## Collected data:
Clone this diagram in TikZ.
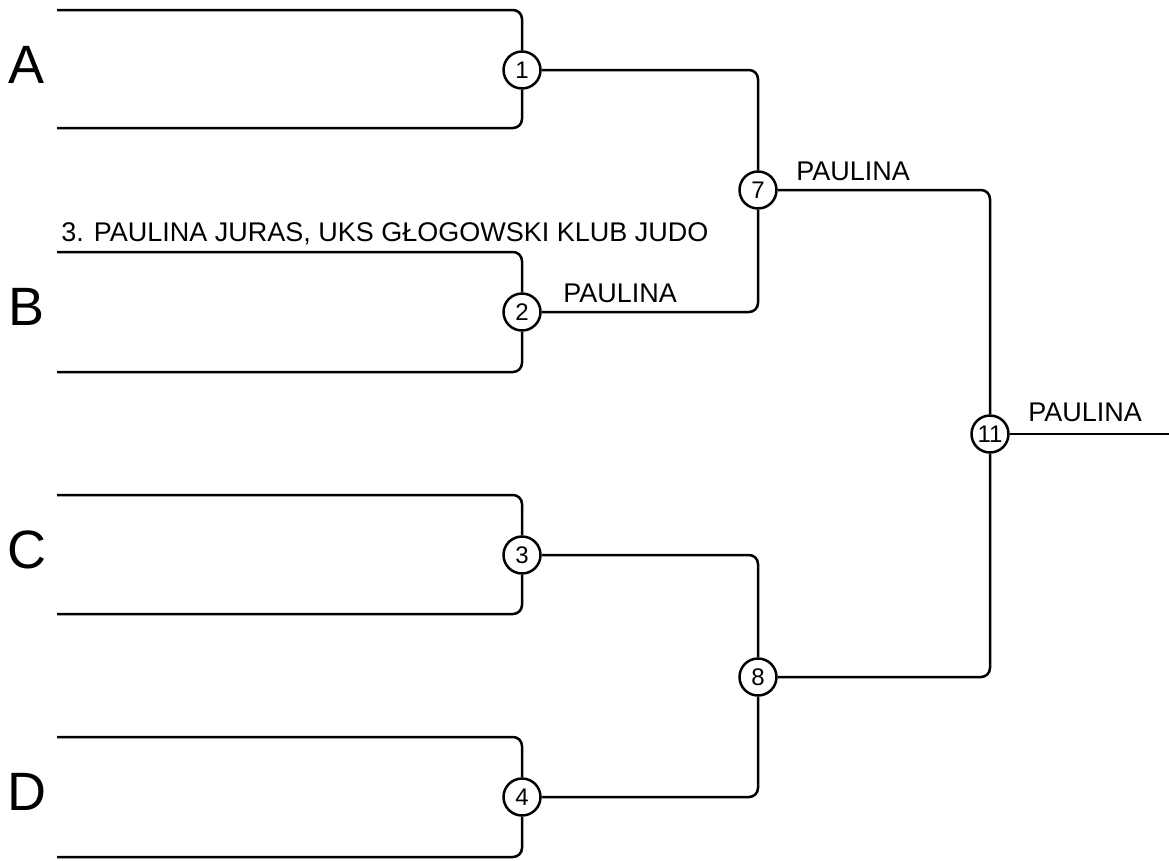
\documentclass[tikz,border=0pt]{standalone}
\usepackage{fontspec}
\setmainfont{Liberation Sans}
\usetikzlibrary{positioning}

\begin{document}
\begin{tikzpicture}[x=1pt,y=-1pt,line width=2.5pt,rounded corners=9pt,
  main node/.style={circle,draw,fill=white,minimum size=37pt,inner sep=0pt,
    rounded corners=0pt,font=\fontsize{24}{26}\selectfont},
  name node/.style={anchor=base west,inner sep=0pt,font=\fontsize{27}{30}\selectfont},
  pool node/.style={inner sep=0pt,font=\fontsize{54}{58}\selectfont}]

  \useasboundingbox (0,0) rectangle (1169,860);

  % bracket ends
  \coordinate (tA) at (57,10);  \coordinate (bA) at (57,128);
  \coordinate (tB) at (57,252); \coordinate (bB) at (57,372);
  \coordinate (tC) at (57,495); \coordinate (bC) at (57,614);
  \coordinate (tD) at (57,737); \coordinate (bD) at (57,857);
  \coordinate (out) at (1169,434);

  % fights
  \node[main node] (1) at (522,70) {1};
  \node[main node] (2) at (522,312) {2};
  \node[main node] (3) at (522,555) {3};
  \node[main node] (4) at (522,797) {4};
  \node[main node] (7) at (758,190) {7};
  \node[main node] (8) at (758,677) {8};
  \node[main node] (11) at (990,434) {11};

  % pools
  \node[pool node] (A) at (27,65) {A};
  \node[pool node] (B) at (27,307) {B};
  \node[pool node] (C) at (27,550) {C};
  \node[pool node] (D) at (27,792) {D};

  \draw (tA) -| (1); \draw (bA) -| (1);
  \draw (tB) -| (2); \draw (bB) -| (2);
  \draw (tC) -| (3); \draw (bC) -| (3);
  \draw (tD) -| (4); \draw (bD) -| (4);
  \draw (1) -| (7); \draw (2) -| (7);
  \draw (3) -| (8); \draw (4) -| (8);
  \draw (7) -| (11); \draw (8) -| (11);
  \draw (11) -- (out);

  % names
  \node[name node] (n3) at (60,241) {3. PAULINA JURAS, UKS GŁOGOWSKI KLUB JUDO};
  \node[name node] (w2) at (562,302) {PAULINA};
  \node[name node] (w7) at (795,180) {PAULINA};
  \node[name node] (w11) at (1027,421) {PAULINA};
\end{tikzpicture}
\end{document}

## Job:
Leave out the pictures and give the listing above again exactly.

## Solution:
Clone this diagram in TikZ.
\documentclass[tikz,border=0pt]{standalone}
\usepackage{fontspec}
\setmainfont{Liberation Sans}
\usetikzlibrary{positioning}

\begin{document}
\begin{tikzpicture}[x=1pt,y=-1pt,line width=2.5pt,rounded corners=9pt,
  main node/.style={circle,draw,fill=white,minimum size=37pt,inner sep=0pt,
    rounded corners=0pt,font=\fontsize{24}{26}\selectfont},
  name node/.style={anchor=base west,inner sep=0pt,font=\fontsize{27}{30}\selectfont},
  pool node/.style={inner sep=0pt,font=\fontsize{54}{58}\selectfont}]

  \useasboundingbox (0,0) rectangle (1169,860);

  % bracket ends
  \coordinate (tA) at (57,10);  \coordinate (bA) at (57,128);
  \coordinate (tB) at (57,252); \coordinate (bB) at (57,372);
  \coordinate (tC) at (57,495); \coordinate (bC) at (57,614);
  \coordinate (tD) at (57,737); \coordinate (bD) at (57,857);
  \coordinate (out) at (1169,434);

  % fights
  \node[main node] (1) at (522,70) {1};
  \node[main node] (2) at (522,312) {2};
  \node[main node] (3) at (522,555) {3};
  \node[main node] (4) at (522,797) {4};
  \node[main node] (7) at (758,190) {7};
  \node[main node] (8) at (758,677) {8};
  \node[main node] (11) at (990,434) {11};

  % pools
  \node[pool node] (A) at (27,65) {A};
  \node[pool node] (B) at (27,307) {B};
  \node[pool node] (C) at (27,550) {C};
  \node[pool node] (D) at (27,792) {D};

  \draw (tA) -| (1); \draw (bA) -| (1);
  \draw (tB) -| (2); \draw (bB) -| (2);
  \draw (tC) -| (3); \draw (bC) -| (3);
  \draw (tD) -| (4); \draw (bD) -| (4);
  \draw (1) -| (7); \draw (2) -| (7);
  \draw (3) -| (8); \draw (4) -| (8);
  \draw (7) -| (11); \draw (8) -| (11);
  \draw (11) -- (out);

  % names
  \node[name node] (n3) at (60,241) {3. PAULINA JURAS, UKS GŁOGOWSKI KLUB JUDO};
  \node[name node] (w2) at (562,302) {PAULINA};
  \node[name node] (w7) at (795,180) {PAULINA};
  \node[name node] (w11) at (1027,421) {PAULINA};
\end{tikzpicture}
\end{document}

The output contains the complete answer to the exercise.